After her initial work on the women’s movement, she produced her first classic in 1976: Cultural revolt in a colonial society: The non-Brahmin movement in Western India. This is one of the earliest analysis of the anti-caste movement in India by an academic with an insight into the contributions of Jyotirao Phule, Shahu Maharaj and Satyashodhak Samaj. It was rare to see a researcher going through the primary records to give us a blow-by-blow account from 1818 to 1930.

Gail also told us that the non-Brahmin movement in western India faded away by the 1930s because the majority of the activists were part of the anti-caste, non-Brahmin movement and joined Congress. But she argued that this non-Brahmin assertion left a strong heritage, but failed to link with nationalism and often admitted the dominance of caste in Indian society. The anti-caste sentiment now has a revival after many years in the form of the caste census demand.

Gail’s second classic contribution to our knowledge of how India evolved in a democratic process is Dalits and the Democratic Revolution: Dr Ambedkar and the Dalit movement in Colonial India (1994) which is about the emergence of Dalit movement from 1900 to 1930, which is a pre-Ambedkarite phase in Nagpur, Hyderabad, Andhra, Mysore and in the Bombay presidency. Then she researched the Dalit assertion and the democratisation of the polity, examining Gandhi, Ambedkar and the Marxists, and delved into the democratic revolution that was going on as a parallel movement from the 1930s to 1942. Her greatest contribution is an in-depth study of the areas of Mysore, Andhra Pradesh and Hyderabad. Here, she gives us a clear insight into the anti-caste ideology as a movement in India.

Gail’s 100-page booklet, Dalit Visions, published by Orient Longman in 1995, gives a snapshot of the entire anti-caste and anti-untouchability movements that have evolved after the non-Brahmin movement. She conceptualised Jyotiba Phule’s ideas and how Ramabai, Tarabai and others looked at patriarchy within Hinduism. How the Dalit radical movement in the 1920s talked about the Aryan conquest, while BR Ambedkar talked about the counter-revolution. She also gives Periyar’s point of view where the national question and aspects of Delhi rule as politics were initiated by Periyar. Then she brings in the problems of feudal backwardness by analysing the Dalit Panther movement.

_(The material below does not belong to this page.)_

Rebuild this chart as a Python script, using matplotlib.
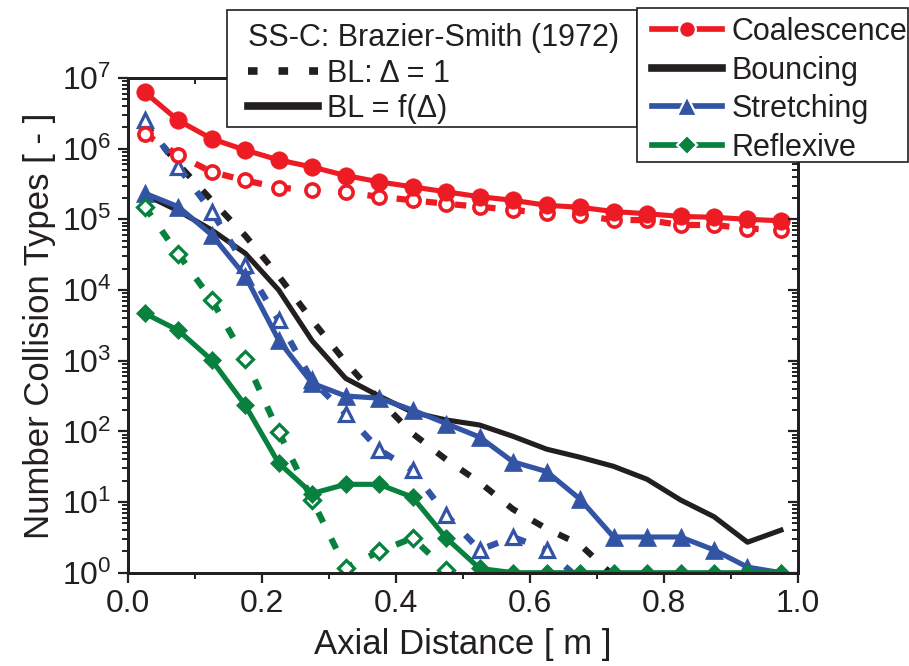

Gail finished a 150-page biography of BR Ambedkar in 2004, but eventually moved into understanding caste, bringing across a wide range of anti-caste intellectual movements in the country, starting with Bhakti saints Namdev, Kabir, Ravidas, Tukaram and Kartabhaja. Then she focused on Phule, Ayothee Das, Ramabai, Periyar and Ambedkar for understanding the anti-caste sentiment in the country.

In our process to make India a casteless society, we also need to understand the anti-caste movements that have taken place and the resistance they faced. As India moves towards fighting caste and the privileges of those who dominate the social sphere, Gail’s contribution is immense. She told us how the movements took place, starting from the women’s struggle of the 1970s, how the social struggles evolved by conceptualising them into philosophical ideas in her book Seeking Begum Pura (2008). She also visited the anti-caste assertion through Buddhism in her work Buddhism in India: Challenging Brahmanism and Caste (2003).

Gail and Eleanor Zelliot (1926-2016) were the two US-born researchers who had a deep insight into India’s social and anti-caste movements. Both made Maharashtra their core academic platform and produced further research on Bhakti saints and were a part of the Marathi literary renaissance through Dalit literature. Their understanding of the Ambedkarite school spun off several researches and their ideas dominate today’s academia. Both Gail and Eleanor also influenced western academia to look into Ambedkar, Phule and the anti-caste struggle in India, resulting in immense research, including Christophe Jaffrelot’s 2004 work Dr Ambedkar and Untouchability: Analysing and Fighting Caste.

Gail’s life itself spans the evolution of post-Independence social struggles in India and how they progressed or failed. Her life also tells us how the future generations can learn to fight and seek equal rights or learn from the successes and failures of anti-caste intellectuals.